Morsi Supporters Torch Christian Churches in Egypt

Supporters of the Muslim Brotherhood and deposed Egyptian president Mohamed Morsi torched three churches in central Egypt on Wednesday as police dispersed protests in Cairo.

According to a report in the Daily Star, the MENA news agency said that attackers threw firebombs at Mar Gergiss church in Sohag, a city with a large Coptic Christian community, causing its demise.

Security officials also told AFP that two additional churches were attacked in the El-Menia province, leaving them partially damaged by fire.

The Maspero Youth Union, a Coptic rights group, reported the burning of the churches as well and accused Morsi’s Muslim Brotherhood movement of “waging a war of retaliation” against the country’s Christians.

The Egyptian government began clearing pro-Muslim Brotherhood demonstrators out of two Cairo squares that they have occupied since the army ousted Morsi six weeks ago.

The Coptic church supported Morsi’s removal, with Patriarch Tawadros II making an appearance with chief General Abdel Fattah al-Sisi as the military coup was announced July 3.

According to the Associated Press, the Muslim Brotherhood defended itself in a press statement:

The world cannot sit back and watch while innocent men, women and children are being indiscriminately slaughtered. The world must stand up to the military junta’s crime before it is too late.

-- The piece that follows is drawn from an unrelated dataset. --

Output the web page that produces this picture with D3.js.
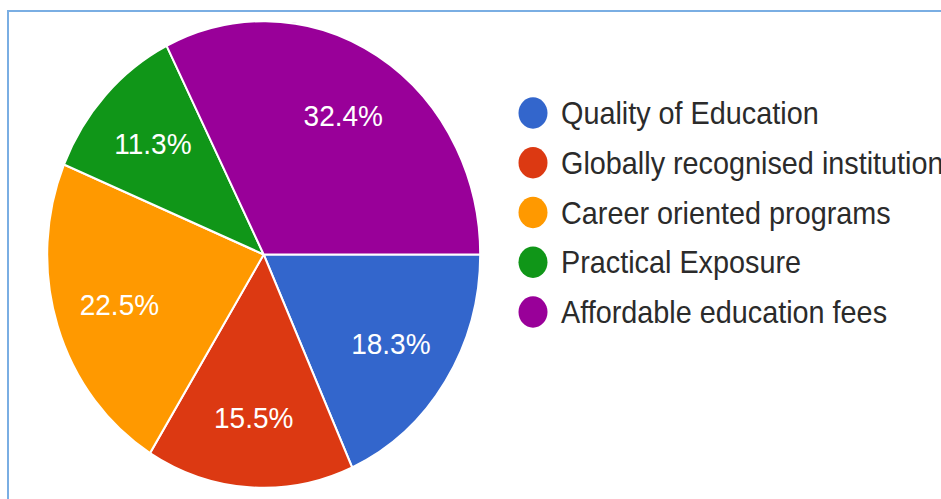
<!DOCTYPE html>
<html>
<head>
<meta charset="utf-8">
<script src="https://cdn.jsdelivr.net/npm/d3@7"></script>
<style>
  html, body { margin: 0; padding: 0; background: #fff; }
  svg { display: block; }
</style>
</head>
<body>
<svg id="chart" width="941" height="499"></svg>
<script>
const categories = ["Quality of Education", "Globally recognised institution", "Career oriented programs", "Practical Exposure", "Affordable education fees"];
const values = [18.3, 15.5, 22.5, 11.3, 32.4];
const colors = ["#3366cc", "#dc3912", "#ff9900", "#109618", "#990099"];

const svg = d3.select("#chart");
const W = 941, H = 499;
const sy = 1.078;

// frame
svg.append("rect")
  .attr("x", 8).attr("y", 11)
  .attr("width", W + 20).attr("height", H + 20)
  .attr("fill", "none")
  .attr("stroke", "#7aaee3")
  .attr("stroke-width", 2);

const cx = 263.7, cy = 254.5, r = 216.5;
const g = svg.append("g").attr("transform", `translate(${cx},${cy}) scale(1,${sy})`);

const pie = d3.pie().sort(null).value(d => d.v)
  .startAngle(Math.PI / 2).endAngle(Math.PI / 2 + 2 * Math.PI);
const data = categories.map((c, i) => ({ c, v: values[i], col: colors[i] }));
const arcs = pie(data);
const arc = d3.arc().innerRadius(0).outerRadius(r);
const labelArc = d3.arc().innerRadius(r * 0.7).outerRadius(r * 0.7);

g.selectAll("path.slice").data(arcs).join("path")
  .attr("class", "slice")
  .attr("d", arc)
  .attr("fill", d => d.data.col)
  .attr("stroke", "#ffffff")
  .attr("stroke-width", 2)
  .attr("stroke-linejoin", "round");

const fmt = d3.format(".1f");
g.selectAll("text.lbl").data(arcs).join("text")
  .attr("class", "lbl")
  .attr("transform", d => `translate(${labelArc.centroid(d)})`)
  .attr("text-anchor", "middle")
  .attr("dy", "0.36em")
  .attr("fill", "#ffffff")
  .attr("font-family", "Liberation Sans, Arial, sans-serif")
  .attr("font-size", 28)
  .text(d => fmt(d.data.v) + "%");

// legend
const lg = svg.append("g");
const legY = d3.scalePoint().domain(categories).range([113, 312]);
const items = lg.selectAll("g.item").data(data).join("g")
  .attr("class", "item")
  .attr("transform", d => `translate(533,${legY(d.c)}) scale(1,${sy})`);
items.append("circle")
  .attr("r", 14.5)
  .attr("fill", d => d.col);
items.append("text")
  .attr("x", 28)
  .attr("dy", "0.36em")
  .attr("fill", "#2b2b2b")
  .attr("font-family", "Liberation Sans, Arial, sans-serif")
  .attr("font-size", 28.8)
  .text(d => d.c);
</script>
</body>
</html>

CBS News reported last week that Islamist Morsi supporters “are waging a stepped-up campaign, claiming the country’s Christian minority somehow engineered Morsi’s downfall:”

“Tawadros is a dog,” says a spray-painted insult, referring to Pope Tawadros II, patriarch of the Copts, as Egypt’s Christians are called. Christian homes, stores and places of worship have been marked with large painted crosses.

The hostility led a coalition of 16 Egyptian rights groups to warn on Wednesday of a wave of violence to come, and to demand that the post-coup authorities protect the Christians who are 10 percent of the population, and suffer chronic discrimination.

“They (the Islamists) will not stop as long as they are left to do as they please without fear of accountability,” said Hossam Nabil, a Christian who owns a jewelry store on a street where a demonstration passed last Tuesday night. “They (the marchers) run their index finger across their throats to suggest they will slaughter us, or scream Morsi’s name in our faces.”